» **WRITTEN REQUEST**
For the data below, transcribe the part that opens with the line containing "Clone this chart in Plotly." and closes with the line containing "import plotly.graph_objects as go", exactly and with no pictures.

» **DATA PROVIDED**
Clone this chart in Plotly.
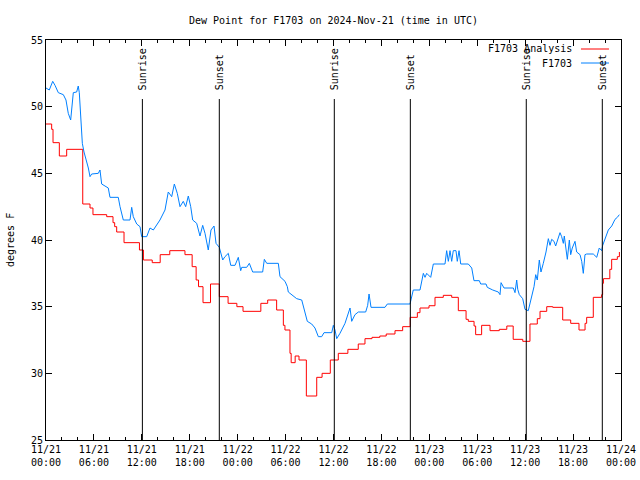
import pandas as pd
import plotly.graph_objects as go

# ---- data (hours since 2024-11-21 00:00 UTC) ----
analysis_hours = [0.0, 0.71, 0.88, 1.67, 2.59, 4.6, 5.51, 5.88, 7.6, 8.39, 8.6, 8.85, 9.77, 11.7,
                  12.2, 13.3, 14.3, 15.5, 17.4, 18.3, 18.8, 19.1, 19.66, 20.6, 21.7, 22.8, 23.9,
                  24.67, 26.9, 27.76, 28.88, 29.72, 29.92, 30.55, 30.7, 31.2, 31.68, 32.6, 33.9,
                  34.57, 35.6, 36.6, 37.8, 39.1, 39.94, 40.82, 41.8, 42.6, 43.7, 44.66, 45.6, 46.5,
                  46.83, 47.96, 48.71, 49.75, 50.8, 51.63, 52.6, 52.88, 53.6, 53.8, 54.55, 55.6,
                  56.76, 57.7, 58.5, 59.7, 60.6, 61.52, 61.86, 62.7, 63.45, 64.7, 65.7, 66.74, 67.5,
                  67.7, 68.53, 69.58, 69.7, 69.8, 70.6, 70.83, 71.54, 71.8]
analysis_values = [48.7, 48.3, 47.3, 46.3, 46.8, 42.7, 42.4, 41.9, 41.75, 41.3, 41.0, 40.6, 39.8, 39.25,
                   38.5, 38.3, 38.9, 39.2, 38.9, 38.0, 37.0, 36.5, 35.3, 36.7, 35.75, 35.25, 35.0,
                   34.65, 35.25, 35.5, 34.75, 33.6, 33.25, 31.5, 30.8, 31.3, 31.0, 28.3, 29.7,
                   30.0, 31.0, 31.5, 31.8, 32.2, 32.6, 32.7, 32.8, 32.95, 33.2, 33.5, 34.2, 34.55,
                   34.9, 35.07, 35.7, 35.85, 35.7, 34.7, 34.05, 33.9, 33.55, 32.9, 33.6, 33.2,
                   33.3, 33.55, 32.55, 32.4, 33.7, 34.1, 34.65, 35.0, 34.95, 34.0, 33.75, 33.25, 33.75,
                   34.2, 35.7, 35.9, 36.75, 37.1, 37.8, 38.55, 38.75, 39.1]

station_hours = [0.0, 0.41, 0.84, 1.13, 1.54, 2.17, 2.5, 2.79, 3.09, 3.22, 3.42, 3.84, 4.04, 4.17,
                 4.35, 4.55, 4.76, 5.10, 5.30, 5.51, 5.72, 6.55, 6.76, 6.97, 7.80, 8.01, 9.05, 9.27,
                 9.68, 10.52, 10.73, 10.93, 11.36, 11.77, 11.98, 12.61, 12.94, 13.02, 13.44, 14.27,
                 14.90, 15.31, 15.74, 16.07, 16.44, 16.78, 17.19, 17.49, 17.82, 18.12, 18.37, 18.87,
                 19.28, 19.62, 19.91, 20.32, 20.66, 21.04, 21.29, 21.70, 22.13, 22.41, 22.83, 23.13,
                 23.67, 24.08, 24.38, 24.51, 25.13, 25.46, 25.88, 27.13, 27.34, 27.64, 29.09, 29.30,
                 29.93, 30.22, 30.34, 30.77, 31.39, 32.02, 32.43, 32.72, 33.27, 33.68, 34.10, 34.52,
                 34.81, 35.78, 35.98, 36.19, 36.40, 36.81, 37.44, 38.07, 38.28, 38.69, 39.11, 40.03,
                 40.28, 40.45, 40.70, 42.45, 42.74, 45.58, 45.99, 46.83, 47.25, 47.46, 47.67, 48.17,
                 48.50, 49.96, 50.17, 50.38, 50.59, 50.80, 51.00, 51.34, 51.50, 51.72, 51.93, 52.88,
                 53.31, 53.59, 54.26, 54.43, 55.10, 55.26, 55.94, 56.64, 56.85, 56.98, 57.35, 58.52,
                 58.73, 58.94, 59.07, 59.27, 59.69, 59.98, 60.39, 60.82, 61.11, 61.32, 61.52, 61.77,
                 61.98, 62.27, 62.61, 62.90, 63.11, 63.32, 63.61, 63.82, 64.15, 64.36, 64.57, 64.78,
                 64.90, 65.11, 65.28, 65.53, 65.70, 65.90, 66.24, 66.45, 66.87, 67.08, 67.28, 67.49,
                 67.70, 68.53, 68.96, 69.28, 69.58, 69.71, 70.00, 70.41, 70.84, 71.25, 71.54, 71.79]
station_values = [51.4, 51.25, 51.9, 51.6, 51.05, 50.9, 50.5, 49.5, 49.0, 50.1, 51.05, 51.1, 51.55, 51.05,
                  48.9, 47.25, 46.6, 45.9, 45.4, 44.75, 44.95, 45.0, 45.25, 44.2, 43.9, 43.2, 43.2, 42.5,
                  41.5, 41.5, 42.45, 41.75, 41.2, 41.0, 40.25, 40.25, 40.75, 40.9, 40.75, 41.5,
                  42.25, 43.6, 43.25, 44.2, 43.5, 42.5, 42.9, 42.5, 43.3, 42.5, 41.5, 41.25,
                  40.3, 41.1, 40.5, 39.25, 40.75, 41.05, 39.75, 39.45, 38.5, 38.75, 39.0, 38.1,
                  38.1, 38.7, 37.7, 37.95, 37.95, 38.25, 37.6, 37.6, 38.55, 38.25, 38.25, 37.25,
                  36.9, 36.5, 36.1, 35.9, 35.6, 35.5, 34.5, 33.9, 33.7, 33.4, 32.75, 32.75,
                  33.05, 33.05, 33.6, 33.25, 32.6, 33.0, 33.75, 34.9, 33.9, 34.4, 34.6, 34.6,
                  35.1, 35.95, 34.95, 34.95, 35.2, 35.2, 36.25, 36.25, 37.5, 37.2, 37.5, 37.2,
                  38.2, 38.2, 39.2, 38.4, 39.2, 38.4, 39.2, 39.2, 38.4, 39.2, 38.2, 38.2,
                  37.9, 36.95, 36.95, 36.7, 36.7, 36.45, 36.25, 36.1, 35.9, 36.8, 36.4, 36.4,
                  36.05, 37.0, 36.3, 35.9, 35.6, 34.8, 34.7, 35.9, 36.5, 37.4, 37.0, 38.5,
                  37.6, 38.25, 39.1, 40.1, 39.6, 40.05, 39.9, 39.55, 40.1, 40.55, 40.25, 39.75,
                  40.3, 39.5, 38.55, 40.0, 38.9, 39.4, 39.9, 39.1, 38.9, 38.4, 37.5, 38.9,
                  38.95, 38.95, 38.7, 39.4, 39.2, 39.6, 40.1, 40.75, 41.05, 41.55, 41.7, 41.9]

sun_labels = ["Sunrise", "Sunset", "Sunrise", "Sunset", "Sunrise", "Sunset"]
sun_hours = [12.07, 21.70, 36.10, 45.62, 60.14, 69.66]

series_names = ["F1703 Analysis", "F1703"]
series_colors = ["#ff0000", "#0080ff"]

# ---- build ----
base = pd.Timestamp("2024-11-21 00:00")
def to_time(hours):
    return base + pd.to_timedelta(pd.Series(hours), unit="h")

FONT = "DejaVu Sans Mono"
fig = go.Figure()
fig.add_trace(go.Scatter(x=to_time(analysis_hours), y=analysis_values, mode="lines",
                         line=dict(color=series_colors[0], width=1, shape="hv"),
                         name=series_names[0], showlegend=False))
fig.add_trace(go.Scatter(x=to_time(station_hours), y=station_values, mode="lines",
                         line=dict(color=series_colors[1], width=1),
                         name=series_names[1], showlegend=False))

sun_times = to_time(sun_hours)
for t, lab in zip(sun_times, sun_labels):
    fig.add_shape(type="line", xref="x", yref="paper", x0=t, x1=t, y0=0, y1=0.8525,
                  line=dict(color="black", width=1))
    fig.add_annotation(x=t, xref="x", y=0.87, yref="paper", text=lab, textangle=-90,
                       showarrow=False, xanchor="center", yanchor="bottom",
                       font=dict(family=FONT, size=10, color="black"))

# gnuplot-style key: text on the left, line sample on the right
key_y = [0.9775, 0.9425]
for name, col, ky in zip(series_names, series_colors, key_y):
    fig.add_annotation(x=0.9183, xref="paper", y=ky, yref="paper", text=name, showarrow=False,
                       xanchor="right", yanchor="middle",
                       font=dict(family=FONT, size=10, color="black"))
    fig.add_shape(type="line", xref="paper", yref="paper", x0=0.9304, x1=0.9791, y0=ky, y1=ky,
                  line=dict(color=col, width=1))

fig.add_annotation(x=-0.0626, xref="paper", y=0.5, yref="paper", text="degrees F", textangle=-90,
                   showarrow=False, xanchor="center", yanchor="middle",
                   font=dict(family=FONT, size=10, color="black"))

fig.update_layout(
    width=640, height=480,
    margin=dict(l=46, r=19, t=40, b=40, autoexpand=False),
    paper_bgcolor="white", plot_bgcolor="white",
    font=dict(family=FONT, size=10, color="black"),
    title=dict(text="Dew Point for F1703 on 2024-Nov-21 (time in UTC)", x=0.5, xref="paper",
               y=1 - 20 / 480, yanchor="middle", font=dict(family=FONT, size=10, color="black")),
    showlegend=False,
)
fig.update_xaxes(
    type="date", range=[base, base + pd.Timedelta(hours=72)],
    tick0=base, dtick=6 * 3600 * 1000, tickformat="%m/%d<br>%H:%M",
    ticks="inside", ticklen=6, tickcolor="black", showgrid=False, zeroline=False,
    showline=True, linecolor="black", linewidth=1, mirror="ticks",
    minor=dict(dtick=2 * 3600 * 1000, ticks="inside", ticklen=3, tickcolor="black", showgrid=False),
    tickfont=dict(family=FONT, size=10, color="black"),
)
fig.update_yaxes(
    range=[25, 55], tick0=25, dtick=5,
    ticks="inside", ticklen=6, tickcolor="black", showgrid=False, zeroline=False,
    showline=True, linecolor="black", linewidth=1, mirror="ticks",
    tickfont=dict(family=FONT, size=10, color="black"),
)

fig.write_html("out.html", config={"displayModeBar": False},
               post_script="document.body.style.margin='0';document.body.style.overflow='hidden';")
---
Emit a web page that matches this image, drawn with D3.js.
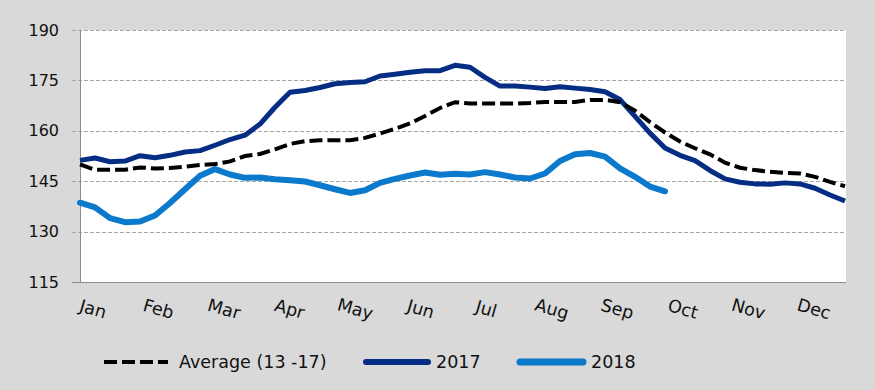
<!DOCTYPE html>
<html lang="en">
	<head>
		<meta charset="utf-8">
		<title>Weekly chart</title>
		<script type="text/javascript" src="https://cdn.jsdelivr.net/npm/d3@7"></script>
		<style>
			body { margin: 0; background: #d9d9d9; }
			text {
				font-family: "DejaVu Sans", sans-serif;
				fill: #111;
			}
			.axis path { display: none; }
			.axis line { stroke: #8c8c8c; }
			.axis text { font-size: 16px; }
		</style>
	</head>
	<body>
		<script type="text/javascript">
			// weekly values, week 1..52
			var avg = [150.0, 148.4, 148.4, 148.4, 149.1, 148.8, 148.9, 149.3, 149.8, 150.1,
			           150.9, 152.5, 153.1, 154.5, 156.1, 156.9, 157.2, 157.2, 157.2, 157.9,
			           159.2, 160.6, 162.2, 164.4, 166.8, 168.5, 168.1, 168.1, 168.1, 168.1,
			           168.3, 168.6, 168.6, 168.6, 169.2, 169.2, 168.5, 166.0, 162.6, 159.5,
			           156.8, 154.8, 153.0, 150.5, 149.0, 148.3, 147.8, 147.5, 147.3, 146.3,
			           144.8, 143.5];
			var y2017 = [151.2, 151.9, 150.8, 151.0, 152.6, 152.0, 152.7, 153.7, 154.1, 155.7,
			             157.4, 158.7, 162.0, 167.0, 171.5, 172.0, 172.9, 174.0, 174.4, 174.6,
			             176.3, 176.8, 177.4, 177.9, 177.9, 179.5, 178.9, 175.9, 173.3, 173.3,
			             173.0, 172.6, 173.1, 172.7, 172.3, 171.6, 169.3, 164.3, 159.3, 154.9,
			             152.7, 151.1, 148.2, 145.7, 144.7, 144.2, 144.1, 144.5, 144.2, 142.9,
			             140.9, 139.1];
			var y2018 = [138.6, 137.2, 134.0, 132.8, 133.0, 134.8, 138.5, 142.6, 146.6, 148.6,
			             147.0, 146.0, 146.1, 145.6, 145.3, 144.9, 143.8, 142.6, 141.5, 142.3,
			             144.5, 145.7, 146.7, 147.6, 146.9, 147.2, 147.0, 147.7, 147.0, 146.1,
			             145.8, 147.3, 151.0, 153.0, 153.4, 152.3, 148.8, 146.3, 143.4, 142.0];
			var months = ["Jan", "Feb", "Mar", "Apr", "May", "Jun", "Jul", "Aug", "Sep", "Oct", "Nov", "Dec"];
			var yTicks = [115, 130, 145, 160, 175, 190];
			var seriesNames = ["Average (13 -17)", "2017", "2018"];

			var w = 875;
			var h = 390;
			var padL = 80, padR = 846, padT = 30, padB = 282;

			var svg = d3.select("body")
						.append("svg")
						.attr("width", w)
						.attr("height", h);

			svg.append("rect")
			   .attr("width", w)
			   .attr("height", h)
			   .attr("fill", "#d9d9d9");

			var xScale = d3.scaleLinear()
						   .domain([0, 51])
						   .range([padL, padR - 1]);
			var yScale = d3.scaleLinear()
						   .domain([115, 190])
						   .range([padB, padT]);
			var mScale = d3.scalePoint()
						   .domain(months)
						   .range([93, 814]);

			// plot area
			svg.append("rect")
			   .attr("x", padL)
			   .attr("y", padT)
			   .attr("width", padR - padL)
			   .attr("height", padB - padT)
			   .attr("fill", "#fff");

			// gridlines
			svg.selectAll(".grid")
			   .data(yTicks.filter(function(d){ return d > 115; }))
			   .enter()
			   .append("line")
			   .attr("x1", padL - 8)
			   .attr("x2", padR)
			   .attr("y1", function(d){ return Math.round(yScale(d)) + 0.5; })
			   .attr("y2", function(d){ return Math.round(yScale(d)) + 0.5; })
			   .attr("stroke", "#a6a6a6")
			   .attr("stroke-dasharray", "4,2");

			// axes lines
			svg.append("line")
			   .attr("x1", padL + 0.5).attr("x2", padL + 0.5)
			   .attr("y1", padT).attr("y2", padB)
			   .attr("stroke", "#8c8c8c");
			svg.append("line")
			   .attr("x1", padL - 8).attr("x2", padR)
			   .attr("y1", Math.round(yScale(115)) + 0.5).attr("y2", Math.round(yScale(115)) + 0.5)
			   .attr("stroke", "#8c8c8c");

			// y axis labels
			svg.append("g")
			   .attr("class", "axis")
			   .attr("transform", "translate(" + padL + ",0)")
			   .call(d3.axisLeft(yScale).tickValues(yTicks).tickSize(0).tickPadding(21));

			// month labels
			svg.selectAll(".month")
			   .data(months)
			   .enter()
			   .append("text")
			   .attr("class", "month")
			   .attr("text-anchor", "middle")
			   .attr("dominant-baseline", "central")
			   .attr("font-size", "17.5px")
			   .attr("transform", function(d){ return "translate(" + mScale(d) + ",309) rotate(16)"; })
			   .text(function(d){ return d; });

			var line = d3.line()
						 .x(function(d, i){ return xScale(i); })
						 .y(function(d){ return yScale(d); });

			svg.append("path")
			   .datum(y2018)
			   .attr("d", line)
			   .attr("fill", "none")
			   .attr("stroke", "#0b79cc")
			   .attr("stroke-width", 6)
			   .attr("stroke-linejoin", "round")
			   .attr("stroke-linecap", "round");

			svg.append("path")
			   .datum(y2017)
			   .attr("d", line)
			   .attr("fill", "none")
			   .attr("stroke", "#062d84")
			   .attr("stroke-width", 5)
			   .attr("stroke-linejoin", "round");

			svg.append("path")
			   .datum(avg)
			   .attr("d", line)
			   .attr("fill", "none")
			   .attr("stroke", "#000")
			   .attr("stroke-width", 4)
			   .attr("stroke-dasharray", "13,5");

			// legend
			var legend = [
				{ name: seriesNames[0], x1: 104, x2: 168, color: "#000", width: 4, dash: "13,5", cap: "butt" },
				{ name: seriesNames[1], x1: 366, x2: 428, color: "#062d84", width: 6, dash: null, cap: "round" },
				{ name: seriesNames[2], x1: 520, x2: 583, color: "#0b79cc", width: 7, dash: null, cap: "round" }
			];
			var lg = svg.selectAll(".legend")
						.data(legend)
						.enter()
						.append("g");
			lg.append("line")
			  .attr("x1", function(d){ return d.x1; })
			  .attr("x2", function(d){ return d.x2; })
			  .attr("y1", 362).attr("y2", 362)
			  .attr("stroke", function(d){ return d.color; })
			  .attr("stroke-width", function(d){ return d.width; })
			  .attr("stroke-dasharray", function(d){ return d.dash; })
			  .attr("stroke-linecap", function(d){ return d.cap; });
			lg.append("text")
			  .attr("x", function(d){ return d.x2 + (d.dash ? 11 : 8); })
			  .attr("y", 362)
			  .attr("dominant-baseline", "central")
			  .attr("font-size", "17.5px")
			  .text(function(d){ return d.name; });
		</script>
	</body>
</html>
---
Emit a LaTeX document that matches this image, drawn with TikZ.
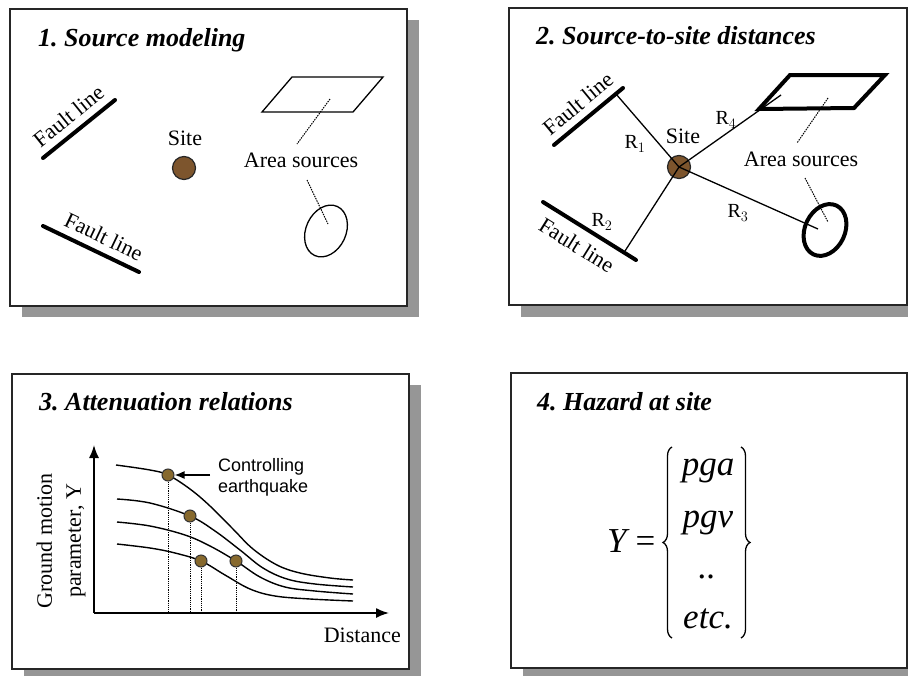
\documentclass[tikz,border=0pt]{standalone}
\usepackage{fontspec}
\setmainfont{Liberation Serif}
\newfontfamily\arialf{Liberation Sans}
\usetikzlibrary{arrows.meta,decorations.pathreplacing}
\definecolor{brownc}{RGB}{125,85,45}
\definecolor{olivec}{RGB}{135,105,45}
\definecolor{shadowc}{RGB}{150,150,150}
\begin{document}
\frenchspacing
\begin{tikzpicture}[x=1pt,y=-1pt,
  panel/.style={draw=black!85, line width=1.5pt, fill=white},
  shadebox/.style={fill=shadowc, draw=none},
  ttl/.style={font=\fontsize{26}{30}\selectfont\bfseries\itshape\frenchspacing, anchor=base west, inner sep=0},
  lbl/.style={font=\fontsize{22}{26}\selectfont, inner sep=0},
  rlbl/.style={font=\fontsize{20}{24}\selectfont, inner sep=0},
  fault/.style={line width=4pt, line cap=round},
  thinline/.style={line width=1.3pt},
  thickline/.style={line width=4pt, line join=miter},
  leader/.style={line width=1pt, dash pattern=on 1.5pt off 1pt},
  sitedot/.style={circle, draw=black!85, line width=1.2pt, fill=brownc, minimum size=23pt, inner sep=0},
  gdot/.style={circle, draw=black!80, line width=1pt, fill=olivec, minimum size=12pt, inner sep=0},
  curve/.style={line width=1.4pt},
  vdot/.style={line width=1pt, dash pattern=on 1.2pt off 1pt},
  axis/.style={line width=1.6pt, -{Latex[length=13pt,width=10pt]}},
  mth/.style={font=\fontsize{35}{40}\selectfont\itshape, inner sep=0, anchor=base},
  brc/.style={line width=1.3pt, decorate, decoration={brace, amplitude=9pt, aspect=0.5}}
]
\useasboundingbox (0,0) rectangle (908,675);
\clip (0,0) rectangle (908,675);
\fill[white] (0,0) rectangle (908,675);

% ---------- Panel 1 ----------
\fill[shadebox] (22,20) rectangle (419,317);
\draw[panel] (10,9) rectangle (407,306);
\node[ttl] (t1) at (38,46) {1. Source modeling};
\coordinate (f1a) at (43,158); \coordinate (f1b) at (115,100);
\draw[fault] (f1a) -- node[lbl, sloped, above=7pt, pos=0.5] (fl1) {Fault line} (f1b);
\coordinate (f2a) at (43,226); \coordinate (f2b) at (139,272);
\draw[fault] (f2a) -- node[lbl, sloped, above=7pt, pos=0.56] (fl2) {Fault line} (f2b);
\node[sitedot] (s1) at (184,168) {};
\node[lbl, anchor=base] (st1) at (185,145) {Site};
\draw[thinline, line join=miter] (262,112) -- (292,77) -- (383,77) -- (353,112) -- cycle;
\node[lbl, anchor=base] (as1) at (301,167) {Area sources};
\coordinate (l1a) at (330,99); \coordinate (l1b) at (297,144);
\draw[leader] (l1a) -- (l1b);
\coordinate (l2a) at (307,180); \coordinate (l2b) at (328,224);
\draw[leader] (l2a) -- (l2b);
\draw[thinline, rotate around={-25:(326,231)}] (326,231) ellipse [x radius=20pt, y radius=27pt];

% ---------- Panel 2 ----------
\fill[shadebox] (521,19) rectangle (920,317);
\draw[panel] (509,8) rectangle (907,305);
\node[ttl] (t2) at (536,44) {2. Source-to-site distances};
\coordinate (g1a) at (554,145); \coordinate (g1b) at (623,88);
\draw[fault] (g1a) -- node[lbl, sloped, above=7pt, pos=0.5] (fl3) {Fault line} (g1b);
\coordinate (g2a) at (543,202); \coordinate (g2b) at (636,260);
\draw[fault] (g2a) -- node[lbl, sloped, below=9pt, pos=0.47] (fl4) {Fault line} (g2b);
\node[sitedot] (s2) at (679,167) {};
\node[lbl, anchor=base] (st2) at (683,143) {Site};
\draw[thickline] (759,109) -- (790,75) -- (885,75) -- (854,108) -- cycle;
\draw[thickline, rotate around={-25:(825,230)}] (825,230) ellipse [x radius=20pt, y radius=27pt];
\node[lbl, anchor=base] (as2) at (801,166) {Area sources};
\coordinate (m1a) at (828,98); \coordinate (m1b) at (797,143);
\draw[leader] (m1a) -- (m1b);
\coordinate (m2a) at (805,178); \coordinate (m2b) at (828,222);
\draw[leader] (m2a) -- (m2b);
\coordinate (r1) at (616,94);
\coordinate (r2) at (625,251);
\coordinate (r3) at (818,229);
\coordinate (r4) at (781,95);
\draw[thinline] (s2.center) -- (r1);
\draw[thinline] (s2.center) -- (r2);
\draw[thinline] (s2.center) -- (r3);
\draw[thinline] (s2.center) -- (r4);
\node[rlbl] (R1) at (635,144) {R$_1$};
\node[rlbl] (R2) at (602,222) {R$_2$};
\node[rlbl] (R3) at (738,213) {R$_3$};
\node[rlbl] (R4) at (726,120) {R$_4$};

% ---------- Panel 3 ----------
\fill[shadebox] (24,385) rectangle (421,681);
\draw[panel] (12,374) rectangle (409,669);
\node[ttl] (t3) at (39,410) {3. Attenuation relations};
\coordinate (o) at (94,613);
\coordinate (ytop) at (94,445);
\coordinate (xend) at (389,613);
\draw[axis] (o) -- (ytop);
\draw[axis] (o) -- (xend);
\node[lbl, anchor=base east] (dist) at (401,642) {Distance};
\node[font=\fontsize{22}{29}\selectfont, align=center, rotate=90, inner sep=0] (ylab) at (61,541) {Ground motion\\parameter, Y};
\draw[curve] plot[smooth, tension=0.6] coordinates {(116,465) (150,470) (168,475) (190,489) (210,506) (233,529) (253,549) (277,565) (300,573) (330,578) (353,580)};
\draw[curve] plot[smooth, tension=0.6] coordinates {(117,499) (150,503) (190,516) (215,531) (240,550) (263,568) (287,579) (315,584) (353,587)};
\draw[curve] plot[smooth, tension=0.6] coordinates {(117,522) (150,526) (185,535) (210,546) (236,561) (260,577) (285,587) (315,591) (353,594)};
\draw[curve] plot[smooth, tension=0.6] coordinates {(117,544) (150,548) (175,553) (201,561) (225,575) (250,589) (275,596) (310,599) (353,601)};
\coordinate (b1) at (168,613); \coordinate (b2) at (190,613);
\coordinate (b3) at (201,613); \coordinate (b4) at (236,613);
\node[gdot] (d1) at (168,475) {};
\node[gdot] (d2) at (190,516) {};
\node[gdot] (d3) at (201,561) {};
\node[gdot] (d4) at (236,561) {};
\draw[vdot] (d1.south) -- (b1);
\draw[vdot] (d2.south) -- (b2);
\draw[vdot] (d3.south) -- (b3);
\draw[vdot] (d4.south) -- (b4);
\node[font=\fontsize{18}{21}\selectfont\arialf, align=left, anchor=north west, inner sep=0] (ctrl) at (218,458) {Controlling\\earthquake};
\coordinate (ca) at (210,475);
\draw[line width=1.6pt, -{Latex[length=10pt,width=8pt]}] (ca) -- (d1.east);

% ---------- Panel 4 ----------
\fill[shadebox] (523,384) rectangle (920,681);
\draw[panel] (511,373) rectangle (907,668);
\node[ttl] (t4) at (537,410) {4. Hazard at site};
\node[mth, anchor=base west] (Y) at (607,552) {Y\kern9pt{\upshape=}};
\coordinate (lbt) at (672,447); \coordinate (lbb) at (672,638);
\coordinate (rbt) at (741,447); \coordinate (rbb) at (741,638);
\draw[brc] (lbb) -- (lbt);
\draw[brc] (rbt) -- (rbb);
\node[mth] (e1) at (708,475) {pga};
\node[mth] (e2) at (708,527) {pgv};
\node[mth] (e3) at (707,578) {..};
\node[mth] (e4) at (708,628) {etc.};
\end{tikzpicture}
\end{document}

» **TASK OUTPUT**
Clone this chart in Plotly.
import pandas as pd
import plotly.graph_objects as go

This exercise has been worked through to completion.